Task description → Return each line of the listing below, unchanged, and omit the images.

Raw data →

>>

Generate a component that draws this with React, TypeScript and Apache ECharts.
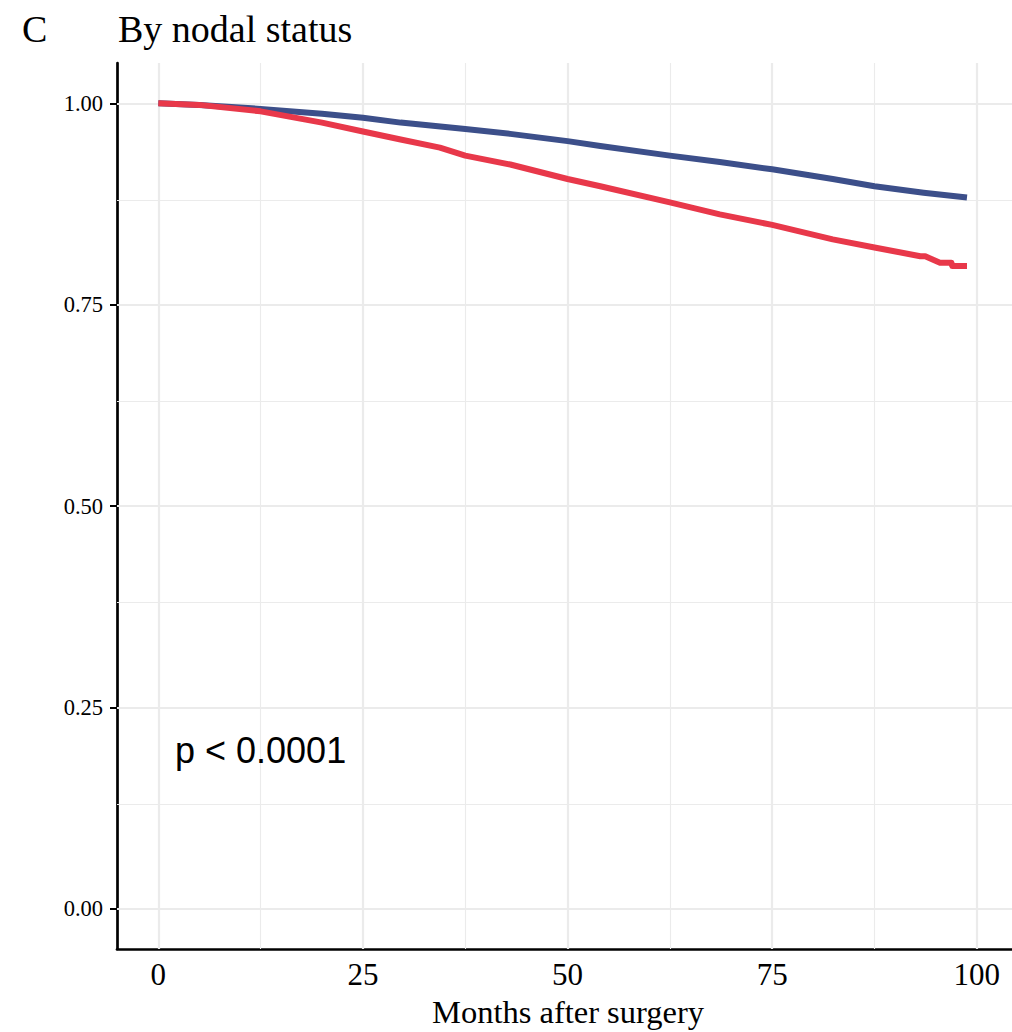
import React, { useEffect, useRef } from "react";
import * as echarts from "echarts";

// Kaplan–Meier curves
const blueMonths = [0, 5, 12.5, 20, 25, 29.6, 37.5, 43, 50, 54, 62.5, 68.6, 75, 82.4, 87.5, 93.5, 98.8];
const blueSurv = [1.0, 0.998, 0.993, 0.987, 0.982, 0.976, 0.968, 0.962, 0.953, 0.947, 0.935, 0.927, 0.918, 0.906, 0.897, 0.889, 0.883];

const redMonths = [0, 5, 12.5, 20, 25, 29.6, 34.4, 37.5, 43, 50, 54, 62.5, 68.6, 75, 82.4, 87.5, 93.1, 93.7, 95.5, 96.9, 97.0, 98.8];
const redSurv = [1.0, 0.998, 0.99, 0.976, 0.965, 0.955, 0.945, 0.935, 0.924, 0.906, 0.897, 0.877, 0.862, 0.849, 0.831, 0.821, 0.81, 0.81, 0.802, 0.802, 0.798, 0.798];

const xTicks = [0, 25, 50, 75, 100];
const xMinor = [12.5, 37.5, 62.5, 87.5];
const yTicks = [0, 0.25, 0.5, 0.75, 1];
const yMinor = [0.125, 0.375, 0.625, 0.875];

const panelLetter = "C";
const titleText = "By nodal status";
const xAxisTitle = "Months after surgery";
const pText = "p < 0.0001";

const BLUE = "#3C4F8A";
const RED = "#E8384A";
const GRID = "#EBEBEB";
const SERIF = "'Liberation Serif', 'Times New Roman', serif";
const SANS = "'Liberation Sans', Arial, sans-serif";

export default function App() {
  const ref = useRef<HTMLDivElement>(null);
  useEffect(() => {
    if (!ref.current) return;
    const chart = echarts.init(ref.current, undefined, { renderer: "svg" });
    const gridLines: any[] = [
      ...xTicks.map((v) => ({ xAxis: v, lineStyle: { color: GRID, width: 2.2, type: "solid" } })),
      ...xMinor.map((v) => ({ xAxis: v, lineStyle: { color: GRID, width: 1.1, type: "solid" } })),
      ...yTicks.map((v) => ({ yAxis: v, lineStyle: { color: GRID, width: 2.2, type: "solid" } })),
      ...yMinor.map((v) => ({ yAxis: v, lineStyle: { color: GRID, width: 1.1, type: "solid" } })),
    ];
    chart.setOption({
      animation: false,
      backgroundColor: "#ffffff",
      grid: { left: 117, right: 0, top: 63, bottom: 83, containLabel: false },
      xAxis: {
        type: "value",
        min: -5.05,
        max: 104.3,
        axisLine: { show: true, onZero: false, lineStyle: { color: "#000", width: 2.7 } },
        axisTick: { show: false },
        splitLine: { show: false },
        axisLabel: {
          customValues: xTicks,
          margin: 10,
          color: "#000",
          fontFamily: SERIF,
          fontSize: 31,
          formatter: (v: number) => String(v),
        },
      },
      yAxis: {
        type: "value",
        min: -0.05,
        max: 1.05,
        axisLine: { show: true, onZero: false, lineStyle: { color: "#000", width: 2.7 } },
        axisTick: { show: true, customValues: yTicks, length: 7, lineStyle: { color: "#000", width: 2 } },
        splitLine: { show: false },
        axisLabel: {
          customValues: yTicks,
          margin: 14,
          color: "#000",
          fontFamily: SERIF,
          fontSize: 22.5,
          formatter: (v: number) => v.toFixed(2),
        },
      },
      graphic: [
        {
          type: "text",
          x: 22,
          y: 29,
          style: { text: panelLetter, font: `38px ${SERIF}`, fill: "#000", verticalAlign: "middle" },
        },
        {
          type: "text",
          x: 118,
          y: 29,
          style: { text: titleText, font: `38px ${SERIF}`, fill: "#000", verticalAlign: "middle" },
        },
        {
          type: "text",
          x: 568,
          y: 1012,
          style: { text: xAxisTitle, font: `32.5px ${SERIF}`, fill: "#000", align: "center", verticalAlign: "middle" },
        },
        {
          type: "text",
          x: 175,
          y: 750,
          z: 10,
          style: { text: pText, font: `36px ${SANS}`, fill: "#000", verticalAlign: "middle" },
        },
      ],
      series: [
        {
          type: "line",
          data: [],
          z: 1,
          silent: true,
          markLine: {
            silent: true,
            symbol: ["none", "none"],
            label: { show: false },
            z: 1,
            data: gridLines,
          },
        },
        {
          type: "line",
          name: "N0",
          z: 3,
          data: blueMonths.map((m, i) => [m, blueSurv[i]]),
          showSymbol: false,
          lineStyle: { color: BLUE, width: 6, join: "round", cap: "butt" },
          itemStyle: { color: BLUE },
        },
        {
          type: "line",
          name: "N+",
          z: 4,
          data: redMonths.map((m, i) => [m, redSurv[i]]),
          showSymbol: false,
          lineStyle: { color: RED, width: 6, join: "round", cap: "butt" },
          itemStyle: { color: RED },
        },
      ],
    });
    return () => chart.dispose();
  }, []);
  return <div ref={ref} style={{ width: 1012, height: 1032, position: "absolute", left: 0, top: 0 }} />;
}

<<

Response to the exercise →
Generate a component that draws this with React, TypeScript and Apache ECharts.
import React, { useEffect, useRef } from "react";
import * as echarts from "echarts";

// Kaplan–Meier curves
const blueMonths = [0, 5, 12.5, 20, 25, 29.6, 37.5, 43, 50, 54, 62.5, 68.6, 75, 82.4, 87.5, 93.5, 98.8];
const blueSurv = [1.0, 0.998, 0.993, 0.987, 0.982, 0.976, 0.968, 0.962, 0.953, 0.947, 0.935, 0.927, 0.918, 0.906, 0.897, 0.889, 0.883];

const redMonths = [0, 5, 12.5, 20, 25, 29.6, 34.4, 37.5, 43, 50, 54, 62.5, 68.6, 75, 82.4, 87.5, 93.1, 93.7, 95.5, 96.9, 97.0, 98.8];
const redSurv = [1.0, 0.998, 0.99, 0.976, 0.965, 0.955, 0.945, 0.935, 0.924, 0.906, 0.897, 0.877, 0.862, 0.849, 0.831, 0.821, 0.81, 0.81, 0.802, 0.802, 0.798, 0.798];

const xTicks = [0, 25, 50, 75, 100];
const xMinor = [12.5, 37.5, 62.5, 87.5];
const yTicks = [0, 0.25, 0.5, 0.75, 1];
const yMinor = [0.125, 0.375, 0.625, 0.875];

const panelLetter = "C";
const titleText = "By nodal status";
const xAxisTitle = "Months after surgery";
const pText = "p < 0.0001";

const BLUE = "#3C4F8A";
const RED = "#E8384A";
const GRID = "#EBEBEB";
const SERIF = "'Liberation Serif', 'Times New Roman', serif";
const SANS = "'Liberation Sans', Arial, sans-serif";

export default function App() {
  const ref = useRef<HTMLDivElement>(null);
  useEffect(() => {
    if (!ref.current) return;
    const chart = echarts.init(ref.current, undefined, { renderer: "svg" });
    const gridLines: any[] = [
      ...xTicks.map((v) => ({ xAxis: v, lineStyle: { color: GRID, width: 2.2, type: "solid" } })),
      ...xMinor.map((v) => ({ xAxis: v, lineStyle: { color: GRID, width: 1.1, type: "solid" } })),
      ...yTicks.map((v) => ({ yAxis: v, lineStyle: { color: GRID, width: 2.2, type: "solid" } })),
      ...yMinor.map((v) => ({ yAxis: v, lineStyle: { color: GRID, width: 1.1, type: "solid" } })),
    ];
    chart.setOption({
      animation: false,
      backgroundColor: "#ffffff",
      grid: { left: 117, right: 0, top: 63, bottom: 83, containLabel: false },
      xAxis: {
        type: "value",
        min: -5.05,
        max: 104.3,
        axisLine: { show: true, onZero: false, lineStyle: { color: "#000", width: 2.7 } },
        axisTick: { show: false },
        splitLine: { show: false },
        axisLabel: {
          customValues: xTicks,
          margin: 10,
          color: "#000",
          fontFamily: SERIF,
          fontSize: 31,
          formatter: (v: number) => String(v),
        },
      },
      yAxis: {
        type: "value",
        min: -0.05,
        max: 1.05,
        axisLine: { show: true, onZero: false, lineStyle: { color: "#000", width: 2.7 } },
        axisTick: { show: true, customValues: yTicks, length: 7, lineStyle: { color: "#000", width: 2 } },
        splitLine: { show: false },
        axisLabel: {
          customValues: yTicks,
          margin: 14,
          color: "#000",
          fontFamily: SERIF,
          fontSize: 22.5,
          formatter: (v: number) => v.toFixed(2),
        },
      },
      graphic: [
        {
          type: "text",
          x: 22,
          y: 29,
          style: { text: panelLetter, font: `38px ${SERIF}`, fill: "#000", verticalAlign: "middle" },
        },
        {
          type: "text",
          x: 118,
          y: 29,
          style: { text: titleText, font: `38px ${SERIF}`, fill: "#000", verticalAlign: "middle" },
        },
        {
          type: "text",
          x: 568,
          y: 1012,
          style: { text: xAxisTitle, font: `32.5px ${SERIF}`, fill: "#000", align: "center", verticalAlign: "middle" },
        },
        {
          type: "text",
          x: 175,
          y: 750,
          z: 10,
          style: { text: pText, font: `36px ${SANS}`, fill: "#000", verticalAlign: "middle" },
        },
      ],
      series: [
        {
          type: "line",
          data: [],
          z: 1,
          silent: true,
          markLine: {
            silent: true,
            symbol: ["none", "none"],
            label: { show: false },
            z: 1,
            data: gridLines,
          },
        },
        {
          type: "line",
          name: "N0",
          z: 3,
          data: blueMonths.map((m, i) => [m, blueSurv[i]]),
          showSymbol: false,
          lineStyle: { color: BLUE, width: 6, join: "round", cap: "butt" },
          itemStyle: { color: BLUE },
        },
        {
          type: "line",
          name: "N+",
          z: 4,
          data: redMonths.map((m, i) => [m, redSurv[i]]),
          showSymbol: false,
          lineStyle: { color: RED, width: 6, join: "round", cap: "butt" },
          itemStyle: { color: RED },
        },
      ],
    });
    return () => chart.dispose();
  }, []);
  return <div ref={ref} style={{ width: 1012, height: 1032, position: "absolute", left: 0, top: 0 }} />;
}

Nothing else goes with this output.